Sayın bakan kolundaki saatin faturasına hala bulamadı. Takipsizlik kararını veren Cumhuriyet Savcısı, `Evet bunlar doğrudur, ama deliller usulüne uygun toplanmamıştır` dedi. Şehircilik Bakanı Erdoğan Bayraktar yaptığı bir açıklamayla, Başbakan`ın istifa etmesi gerektiğine inandığını belirterek istifa ettiğini duyurdu. Bugün gelinen noktada Rıza Sarraf’ın işlediği iddia edilen suçlarda adı geçen Babek Zencani, İran’da idam cezasına çaptırıldı.

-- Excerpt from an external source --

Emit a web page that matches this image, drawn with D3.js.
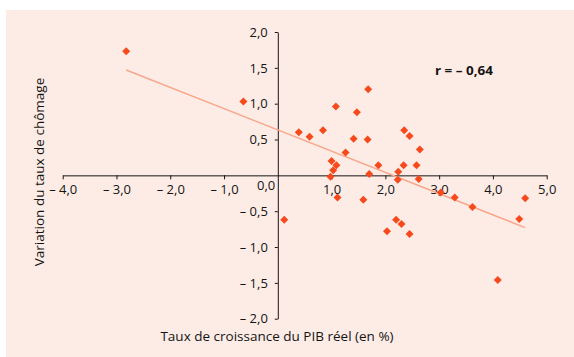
<!DOCTYPE html>
<html>
<head>
<meta charset="utf-8">
<script src="https://cdn.jsdelivr.net/npm/d3@7"></script>
<style>
  body { margin: 0; background: #fff; }
  svg { display: block; font-family: "Open Sans", "Noto Sans", sans-serif; }
</style>
</head>
<body>
<svg id="chart"></svg>
<script>
// croissance du PIB réel (%) et variation du taux de chômage
const growth = [-2.82, -0.64, 0.12, 0.39, 0.59, 0.84, 0.98, 1.00, 1.03, 1.08, 1.09,
    1.11, 1.26, 1.41, 1.47, 1.59, 1.67, 1.68, 1.70, 1.87, 2.03, 2.20, 2.23, 2.24,
    2.30, 2.34, 2.35, 2.45, 2.45, 2.58, 2.62, 2.64, 3.03, 3.29, 3.62, 4.09, 4.49, 4.60];
const unempChange = [1.73, 1.03, -0.62, 0.60, 0.54, 0.63, -0.02, 0.20, 0.07, 0.96, 0.14,
    -0.31, 0.32, 0.51, 0.88, -0.34, 0.50, 1.20, 0.02, 0.14, -0.78, -0.62, -0.06, 0.05,
    -0.68, 0.14, 0.63, 0.55, -0.82, 0.14, -0.05, 0.36, -0.24, -0.31, -0.44, -1.46, -0.61, -0.32];

// droite de tendance (extrémités)
const trendX = [-2.82, 4.60];
const trendY = [1.47, -0.73];

const xTicks = [-4, -3, -2, -1, 1, 2, 3, 4, 5];
const yTicks = [-2, -1.5, -1, -0.5, 0.5, 1, 1.5, 2];

const width = 574,
    height = 357

const svg = d3.select("#chart")
    .attr("width", width)
    .attr("height", height)

svg.append("rect")
    .attr("x", 6)
    .attr("y", 10)
    .attr("width", width - 6)
    .attr("height", height - 10)
    .attr("fill", "#fdece6")

const x = d3.scaleLinear().domain([-4, 5]).range([62.7, 546.7]),
    y = d3.scaleLinear().domain([-2, 2]).range([318.7, 32]);

const fmt = function (d) {
    let s = d3.format(".1f")(Math.abs(d)).replace(".", ",")
    return d < 0 ? "\u2013 " + s : s
}

const ink = "#141414"

// axes
svg.append("g")
    .attr("transform", "translate(0," + y(0) + ")")
    .call(d3.axisBottom(x).tickValues(xTicks).tickFormat(fmt).tickSize(4).tickSizeOuter(0).tickPadding(5))

svg.append("g")
    .attr("transform", "translate(" + x(0) + ",0)")
    .call(d3.axisLeft(y).tickValues(yTicks).tickFormat(fmt).tickSize(3).tickSizeOuter(0).tickPadding(7))

svg.selectAll(".domain").attr("stroke", ink).attr("stroke-width", 1)
svg.selectAll(".tick line").attr("stroke", ink)
svg.selectAll(".tick text")
    .attr("fill", ink)
    .style("font-size", "13px")
    .style("font-family", "'Open Sans', 'Noto Sans', sans-serif")

svg.append("text")
    .attr("x", x(0) - 2.5)
    .attr("y", y(0) + 14.5)
    .attr("text-anchor", "end")
    .attr("fill", ink)
    .style("font-size", "13px")
    .text(fmt(0))

// droite de tendance
svg.append("line")
    .attr("x1", x(trendX[0]))
    .attr("y1", y(trendY[0]))
    .attr("x2", x(trendX[1]))
    .attr("y2", y(trendY[1]))
    .attr("stroke", "#f9a78b")
    .attr("stroke-width", 1.5)

// points
const dots = growth.map(function (g, i) { return { g: g, u: unempChange[i] } })

svg.append("g")
    .selectAll("path")
    .data(dots)
    .enter()
    .append("path")
    .attr("d", d3.symbol().type(d3.symbolSquare).size(32))
    .attr("transform", function (d) { return "translate(" + x(d.g) + "," + y(d.u) + ") rotate(45)" })
    .attr("fill", "#f74a1c")

svg.append("text")
    .attr("x", 435)
    .attr("y", 74.5)
    .attr("textLength", 58)
    .attr("lengthAdjust", "spacingAndGlyphs")
    .attr("fill", ink)
    .style("font-size", "13px")
    .style("font-weight", "bold")
    .text("r = \u2013 0,64")

// titres des axes
svg.append("text")
    .attr("x", 277)
    .attr("y", 341)
    .attr("text-anchor", "middle")
    .attr("fill", ink)
    .style("font-size", "13.5px")
    .text("Taux de croissance du PIB réel (en %)")

svg.append("text")
    .attr("transform", "translate(43.5,172) rotate(-90)")
    .attr("text-anchor", "middle")
    .attr("fill", ink)
    .style("font-size", "13.5px")
    .text("Variation du taux de chômage")
</script>
</body>
</html>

Zencani’nin yargılama sırasında Türkiye’de 3 bakana 137 milyon dolar rüşvet dağıttığını ve toplamda 8,5 milyar dolar rüşvet dağıttığını” açıkladı. Soruşturmanın diğer kahramanı Rıza Sarrap Amerika’da tutuklu olarak yargılanmaya devam ediliyor. Savcı Preet Bharara salıverilme yönündeki başvuruya itirazında, Emine Erdoğan`ın kurucusu olduğu TOGEM-DER gibi derneklere yapılan bağışları söz konusu ederek, Sarraf’ın dolandırıcılık, altın kaçakçılığı, rüşvet, fuhuşa aracılık etmek suçlarına karıştığına, Cumhurbaşkanı Tayyip Erdoğan başta olmak üzere devletin üst kademeleriyle olan ilişkilerini kullandığına ilişkin kanıtlara yer verdi.
 
 
AKP, 17/25 Aralık sürecinin FETÖ`nün miladı olduğunu belirtiyor. 17/25 Aralık FETÖ`nün miladı değil olsa olsa ancak aynı menzile farklı yollardan giden AKP ile FETÖ suç ortaklığının bitişinin miladıdır. Bu dönemde yaşananlar cezasız kalmayacağını herkes bilmeli.
 
Bu kadar terör olayı, şehitler, askerimizin ülke dışında savaş hali, , OHAL, ekonomik kriz gibi sorunlarımız bir yana, Başkanlık sistemi ve Rejim değişimi bir yana. İktidardakilerin tek düşüncesi ülkemizin bekası değil koltuklarının bekası. Ülkemizin gündemi maalesef Başkanlık sistemi. “Rejim değişikliği yapmıyoruz, sistem değişikliği yapıyoruz” diyorlar.


Yapılan, tam anlamıyla rejim değişikliğidir, parlamenter demokratik sistemi kaldırıp dikta yönetimine uygun bir sistem, yeni bir rejim getiriyorlar. AKP 14 yıldır tek başına hükümet ediyor. 14 yılda Parlamentodan isteyip de geçiremedikleri hangi kanun var? On dört yılda, biz bunu yapmak istiyoruz deyip de yapamadıkları ne var? Her şeyi yaptılar. Peki, her şeyi yapıyorsanız, Parlamentoda tek başına iktidarsanız, çoğunluğunuz varsa neden demokratik parlamenter rejimden vazgeçip de bir dikta yönetimine Parlamentoyu teslim ediyorsunuz?
 
Ben sadece tek bir noktaya dikkat çekmek istiyorum. Biz diyoruz ki bu değişiklik ülkemizin bölünmesine , eyaletlerin oluşmasına yol açacaktır. Bu Anayasa değişikliği ülkemizi BÖLECEKTİR. Kendini bu ülkenin sahibi sayan, sorumluluk hisseden, milliyetçi, üniter yapının korunmasından yana olan, Cumhuriyetin ve kazanımlarının önemini bilen herkesin dikkatine sunuyorum.


Bu tasarıyla “Başkan birden fazla ili kapsayan bölgesel yönetimler kurabilecek, bir kararnameyle birden fazla ili kapsayan bölgesel yönetimler kurabilecek.” Önceki gün HDP ÖZERLİK VE ANADİLDE EĞİTİM İSTEKLERİNİN KARŞILANMASI KAYDIYLA tasarıya destek vereceklerini ifade etti. Başka söz hacet yok.